The fallout from Google's decision to stop censoring its search results in China has brought a continued decline in the company's search business, according to a research firm. The search engine giant saw its market share drop 6.7 per cent in China for the second quarter, Analysys International said in a report on Wednesday. Google now holds 24.2 per cent of the Chinese market, a significant change from the end of 2009, when that number was 35.6 per cent.
Signs of Google losing its hold on the search market began when the company announced in January that it might possibly leave the Chinese market. By March, Google decided to stop censoring its search results in China, redirecting all users from its Google.cn page to its uncensored Hong Kong search engine. The actions worried Google's partners and advertisers, making some doubtful about whether they should continue business with the company.
That uncertainty continued earlier this summer, when users were left to wonder if Google could continue operating in China after the company's Internet Content Provider licence went up for renewal. To win over Chinese officials, Google began to stop automatically redirecting users from its Google.cn page to the company's Hong Kong search engine. Later in July, the Chinese government decided to renew the licence.
Analysys attributes these factors as to why Google has seen its market share decrease. "However the prior uncertainty is now settled. Therefore, Google will again be able to forge ahead in the search engine market," the report added.
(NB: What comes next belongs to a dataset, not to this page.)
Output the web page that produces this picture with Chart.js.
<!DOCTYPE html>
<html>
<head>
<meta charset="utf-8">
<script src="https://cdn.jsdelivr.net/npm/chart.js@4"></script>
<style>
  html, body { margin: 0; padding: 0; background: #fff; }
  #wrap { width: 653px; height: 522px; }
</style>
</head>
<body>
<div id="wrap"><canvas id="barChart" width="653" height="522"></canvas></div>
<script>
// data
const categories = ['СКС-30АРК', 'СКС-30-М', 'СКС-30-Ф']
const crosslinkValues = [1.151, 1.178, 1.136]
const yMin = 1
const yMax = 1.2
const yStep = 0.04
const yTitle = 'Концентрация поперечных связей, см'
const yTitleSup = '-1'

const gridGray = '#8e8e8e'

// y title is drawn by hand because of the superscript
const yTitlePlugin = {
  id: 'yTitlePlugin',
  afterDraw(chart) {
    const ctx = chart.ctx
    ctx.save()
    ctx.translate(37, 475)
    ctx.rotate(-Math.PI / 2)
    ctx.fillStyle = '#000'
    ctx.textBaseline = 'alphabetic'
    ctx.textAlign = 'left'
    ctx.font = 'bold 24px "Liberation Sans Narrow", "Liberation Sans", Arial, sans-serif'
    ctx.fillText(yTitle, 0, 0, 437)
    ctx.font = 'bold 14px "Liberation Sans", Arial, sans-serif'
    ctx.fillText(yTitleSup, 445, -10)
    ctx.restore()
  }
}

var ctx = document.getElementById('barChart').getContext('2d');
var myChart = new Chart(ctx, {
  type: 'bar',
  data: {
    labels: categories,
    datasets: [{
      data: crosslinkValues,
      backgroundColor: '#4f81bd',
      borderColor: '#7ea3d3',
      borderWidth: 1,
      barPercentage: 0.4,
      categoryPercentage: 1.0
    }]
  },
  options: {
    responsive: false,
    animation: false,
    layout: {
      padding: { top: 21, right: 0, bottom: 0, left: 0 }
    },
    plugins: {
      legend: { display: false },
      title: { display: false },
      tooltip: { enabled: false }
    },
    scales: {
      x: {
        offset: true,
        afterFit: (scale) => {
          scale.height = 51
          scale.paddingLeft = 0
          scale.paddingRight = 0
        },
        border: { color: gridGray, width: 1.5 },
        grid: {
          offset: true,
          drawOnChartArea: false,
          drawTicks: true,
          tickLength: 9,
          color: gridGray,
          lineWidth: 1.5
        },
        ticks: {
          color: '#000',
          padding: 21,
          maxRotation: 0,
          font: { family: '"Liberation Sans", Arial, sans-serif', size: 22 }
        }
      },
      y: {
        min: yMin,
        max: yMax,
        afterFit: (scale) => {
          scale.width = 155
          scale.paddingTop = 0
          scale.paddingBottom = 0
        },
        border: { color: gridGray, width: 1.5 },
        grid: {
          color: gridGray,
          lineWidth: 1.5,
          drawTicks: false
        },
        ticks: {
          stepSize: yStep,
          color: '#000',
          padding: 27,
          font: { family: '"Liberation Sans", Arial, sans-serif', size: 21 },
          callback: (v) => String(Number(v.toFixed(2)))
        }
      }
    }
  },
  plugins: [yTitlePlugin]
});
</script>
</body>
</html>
A Google spokeswoman said the company does not comment on market share, but added that Google's overall business in China grew from the first quarter to the second quarter. The spokesperson also said the company has noticed that many Chinese advertisers continue to use Google as a way to promote their companies abroad.
While Google's market share has fallen, its rival, Baidu, has seen its market share only increase. Now the company commands 70 percent of the search market, a historical high, notes Analysys. Earlier this year, Baidu's head noted that its business was seeing a "marginal benefit" following Google's decision to stop censoring results.